▸ Exercise requirements
Take the lines from the beginning of the material through the line containing "var barH = 3.4;" and retype them exactly, leaving the pictures out.

***

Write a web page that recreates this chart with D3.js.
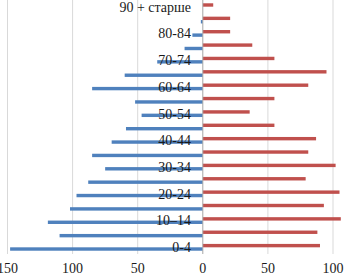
<!DOCTYPE html>
<html>
<head>
<meta charset="utf-8">
<script src="https://cdn.jsdelivr.net/npm/d3@7"></script>
<style>
  body { margin: 0; background: #fff; }
</style>
</head>
<body>
<svg width="346" height="276"></svg>
<script>
// age groups, bottom to top
var ages = ["0-4", "5-9", "10–14", "15-19", "20-24", "25-29", "30-34", "35-39", "40-44",
            "45-49", "50-54", "55-59", "60-64", "65-69", "70-74", "75-79", "80-84", "85-89",
            "90 + старше"];
var leftValues = [148, 110, 119, 102, 97, 88, 75, 85, 70, 59, 47, 52, 85, 60, 35, 14, 8, 1.5, 0];
var rightValues = [90, 88, 106, 93, 105, 79, 102, 81, 87, 55, 36, 55, 81, 95, 55, 38, 21, 21, 8];
var xTicks = [-150, -100, -50, 0, 50, 100];

var blueColor = "#4f81bd",
    redColor = "#c0504d",
    fontFam = "'Times New Roman', 'Liberation Serif', serif";

var svg = d3.select("svg");

var x = d3.scaleLinear().domain([-150, 100]).range([7.5, 333]);
var y = d3.scaleBand().domain(ages).range([254, 0]);
var barH = 3.4;

// gridlines
svg.append("g")
  .selectAll("line")
  .data(xTicks.filter(function(d) { return d !== 0; }))
  .enter().append("line")
    .attr("x1", function(d) { return x(d); })
    .attr("x2", function(d) { return x(d); })
    .attr("y1", 0)
    .attr("y2", 254)
    .attr("stroke", "#d9d9d9")
    .attr("stroke-width", 1);

// left bars (blue)
svg.append("g")
  .selectAll("rect")
  .data(ages)
  .enter().append("rect")
    .attr("x", function(d, i) { return x(-leftValues[i]); })
    .attr("y", function(d) { return y(d) + y.bandwidth() / 2; })
    .attr("width", function(d, i) { return x(0) - x(-leftValues[i]); })
    .attr("height", barH)
    .attr("fill", blueColor);

// right bars (red)
svg.append("g")
  .selectAll("rect")
  .data(ages)
  .enter().append("rect")
    .attr("x", x(0))
    .attr("y", function(d) { return y(d) + y.bandwidth() / 2 - barH; })
    .attr("width", function(d, i) { return x(rightValues[i]) - x(0); })
    .attr("height", barH)
    .attr("fill", redColor);

// zero axis
svg.append("line")
  .attr("x1", x(0)).attr("x2", x(0))
  .attr("y1", 0).attr("y2", 254)
  .attr("stroke", "#a6a6a6")
  .attr("stroke-width", 1);

// category labels (every other)
svg.append("g")
  .selectAll("text")
  .data(ages.filter(function(d, i) { return i % 2 === 0; }))
  .enter().append("text")
    .attr("x", 191)
    .attr("y", function(d) { return y(d) + y.bandwidth() / 2; })
    .attr("dy", "0.35em")
    .attr("text-anchor", "end")
    .attr("fill", "#1a1a1a")
    .attr("font-family", fontFam)
    .attr("font-size", 14)
    .text(function(d) { return d; });

// x tick labels
svg.append("g")
  .selectAll("text")
  .data(xTicks)
  .enter().append("text")
    .attr("x", function(d) { return x(d); })
    .attr("y", 273)
    .attr("text-anchor", "middle")
    .attr("fill", "#1a1a1a")
    .attr("font-family", fontFam)
    .attr("font-size", 14)
    .text(function(d) { return Math.abs(d); });
</script>
</body>
</html>
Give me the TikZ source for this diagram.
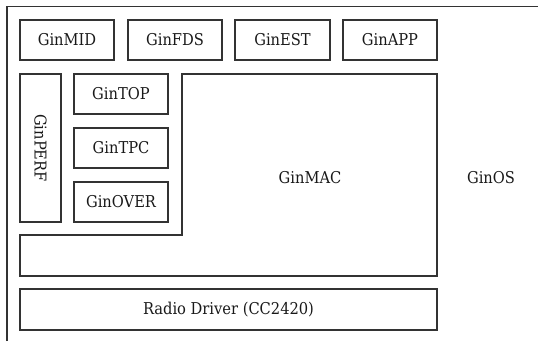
\documentclass[tikz,border=0pt]{standalone}
\usepackage{fontspec}
\setmainfont{DejaVu Serif Condensed}
\begin{document}
\begin{tikzpicture}[x=1pt,y=-1pt,
  box/.style={draw=black!80, line width=1.1pt},
  lbl/.style={font=\fontsize{16.3}{19}\selectfont, text=black!90, inner sep=0pt}]
\useasboundingbox (0,0) rectangle (538,341);
% outer frame (partially visible)
\draw[box] (7,341) -- (7,6.5) -- (538,6.5);
% top row
\draw[box] (20,20) rectangle (114,60);
\node[lbl] (mid) at (67,40) {GinMID};
\draw[box] (128,20) rectangle (222,60);
\node[lbl] (fds) at (175,40) {GinFDS};
\draw[box] (235,20) rectangle (330,60);
\node[lbl] (est) at (282.5,40) {GinEST};
\draw[box] (343,20) rectangle (437,60);
\node[lbl] (app) at (390,40) {GinAPP};
% GinPERF
\draw[box] (20,74) rectangle (61,222);
\node[lbl, rotate=-90] (perf) at (40.5,148) {GinPERF};
% left stack
\draw[box] (74,74) rectangle (168,114);
\node[lbl] (top) at (121,94) {GinTOP};
\draw[box] (74,128) rectangle (168,168);
\node[lbl] (tpc) at (121,148) {GinTPC};
\draw[box] (74,182) rectangle (168,222);
\node[lbl] (over) at (121,202) {GinOVER};
% GinMAC L-shape
\draw[box] (182,74) -- (437,74) -- (437,276) -- (20,276) -- (20,235) -- (182,235) -- cycle;
\node[lbl] (mac) at (310,178) {GinMAC};
% Radio driver
\draw[box] (20,289) rectangle (437,330);
\node[lbl] (radio) at (228.5,309.5) {Radio Driver (CC2420)};
% GinOS label
\node[lbl] (os) at (491,178) {GinOS};
\end{tikzpicture}
\end{document}
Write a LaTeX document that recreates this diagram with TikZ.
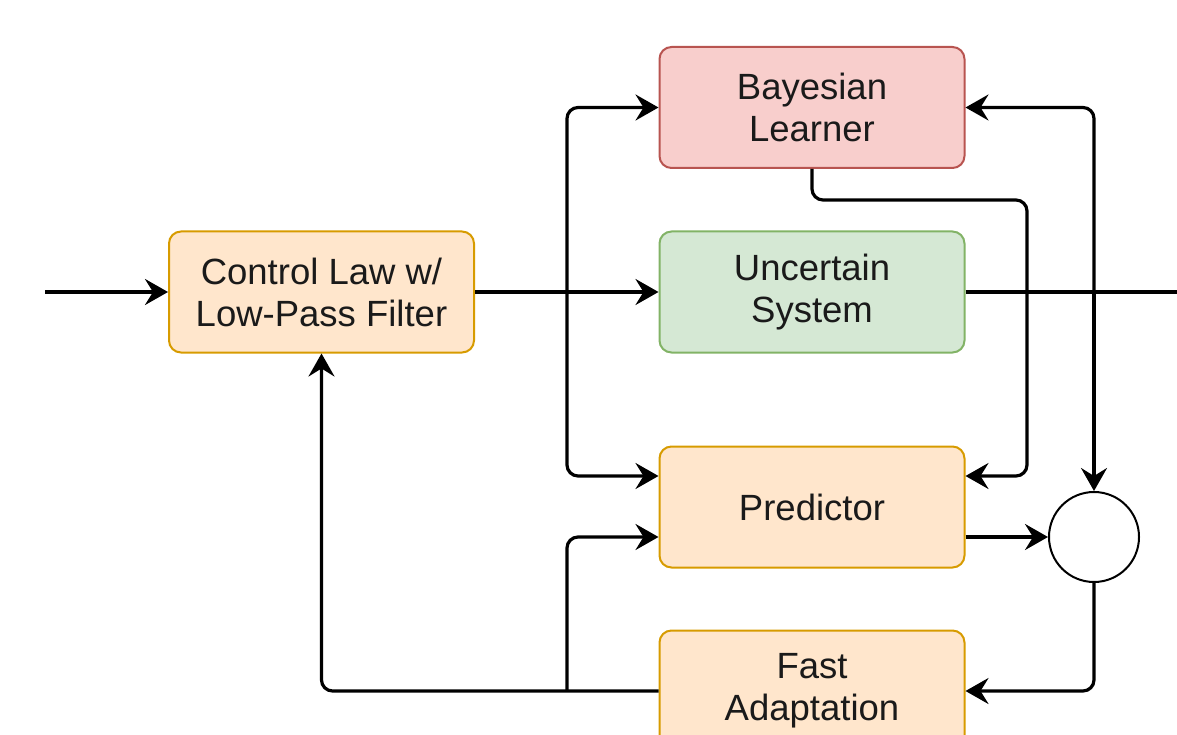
\documentclass[tikz,border=0pt]{standalone}
\usepackage{fontspec}
\setmainfont{Liberation Sans}
\usetikzlibrary{arrows.meta,calc}
\definecolor{redfill}{HTML}{F8CECC}
\definecolor{redline}{HTML}{B85450}
\definecolor{greenfill}{HTML}{D5E8D4}
\definecolor{greenline}{HTML}{82B366}
\definecolor{orangefill}{HTML}{FFE6CC}
\definecolor{orangeline}{HTML}{D79B00}
\definecolor{textcol}{HTML}{1A1A1A}
\begin{document}
\begin{tikzpicture}[x=1pt,y=-1pt,
  block/.style={rectangle, rounded corners=12pt, line width=2pt, minimum width=305pt, minimum height=121pt, align=center, inner sep=0pt, text=textcol, font=\fontsize{36.5}{42}\selectfont},
  redbox/.style={block, fill=redfill, draw=redline},
  greenbox/.style={block, fill=greenfill, draw=greenline},
  orangebox/.style={block, fill=orangefill, draw=orangeline},
  conn/.style={line width=3.2pt, rounded corners=11pt},
  arr/.style={conn, -{Stealth[length=23pt,width=26pt,inset=8pt]}}]
\useasboundingbox (0,0) rectangle (1177,735);
\clip (0,0) rectangle (1177,735);
\node[orangebox] (ctrl) at (321.5,292) {Control Law w/\\Low-Pass Filter};
\node[redbox] (bayes) at (812,107.5) {Bayesian\\Learner};
\node[greenbox] (unc) at (812,292) {Uncertain\\System};
\node[orangebox] (pred) at (812,507) {Predictor};
\node[orangebox] (fast) at (812,691) {Fast\\Adaptation};
\node[circle, draw=black, line width=2pt, fill=white, minimum size=90pt, inner sep=0pt] (sum) at (1094,537) {};
\coordinate (in) at (45,292);
\coordinate (out) at (1180,292);
\coordinate (j1) at (567,292);
\coordinate (j2) at (1094,292);
\coordinate (j3) at (567,691);
\coordinate (b1) at (1027,200);
\draw[arr] (in) -- (ctrl.west);
\draw[arr] (ctrl.east) -- (unc.west);
\draw[arr] (j1) |- (bayes.west);
\draw[arr] (j1) |- ([yshift=31pt]pred.west);
\draw[conn] (unc.east) -- (out);
\draw[arr] (j2) |- (bayes.east);
\draw[arr] (j2) -- (sum.north);
\draw[arr] (bayes.south) |- (b1) |- ([yshift=31pt]pred.east);
\draw[arr] ([yshift=-30pt]pred.east) -- (sum.west);
\draw[arr] (sum.south) |- (fast.east);
\draw[arr] (fast.west) -| (ctrl.south);
\draw[arr] (j3) |- ([yshift=-30pt]pred.west);
\end{tikzpicture}
\end{document}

***

▸ Final result
Write a web page that recreates this chart with D3.js.
<!DOCTYPE html>
<html>
<head>
<meta charset="utf-8">
<script src="https://cdn.jsdelivr.net/npm/d3@7"></script>
<style>
  body { margin: 0; background: #fff; }
</style>
</head>
<body>
<svg width="346" height="276"></svg>
<script>
// age groups, bottom to top
var ages = ["0-4", "5-9", "10–14", "15-19", "20-24", "25-29", "30-34", "35-39", "40-44",
            "45-49", "50-54", "55-59", "60-64", "65-69", "70-74", "75-79", "80-84", "85-89",
            "90 + старше"];
var leftValues = [148, 110, 119, 102, 97, 88, 75, 85, 70, 59, 47, 52, 85, 60, 35, 14, 8, 1.5, 0];
var rightValues = [90, 88, 106, 93, 105, 79, 102, 81, 87, 55, 36, 55, 81, 95, 55, 38, 21, 21, 8];
var xTicks = [-150, -100, -50, 0, 50, 100];

var blueColor = "#4f81bd",
    redColor = "#c0504d",
    fontFam = "'Times New Roman', 'Liberation Serif', serif";

var svg = d3.select("svg");

var x = d3.scaleLinear().domain([-150, 100]).range([7.5, 333]);
var y = d3.scaleBand().domain(ages).range([254, 0]);
var barH = 3.4;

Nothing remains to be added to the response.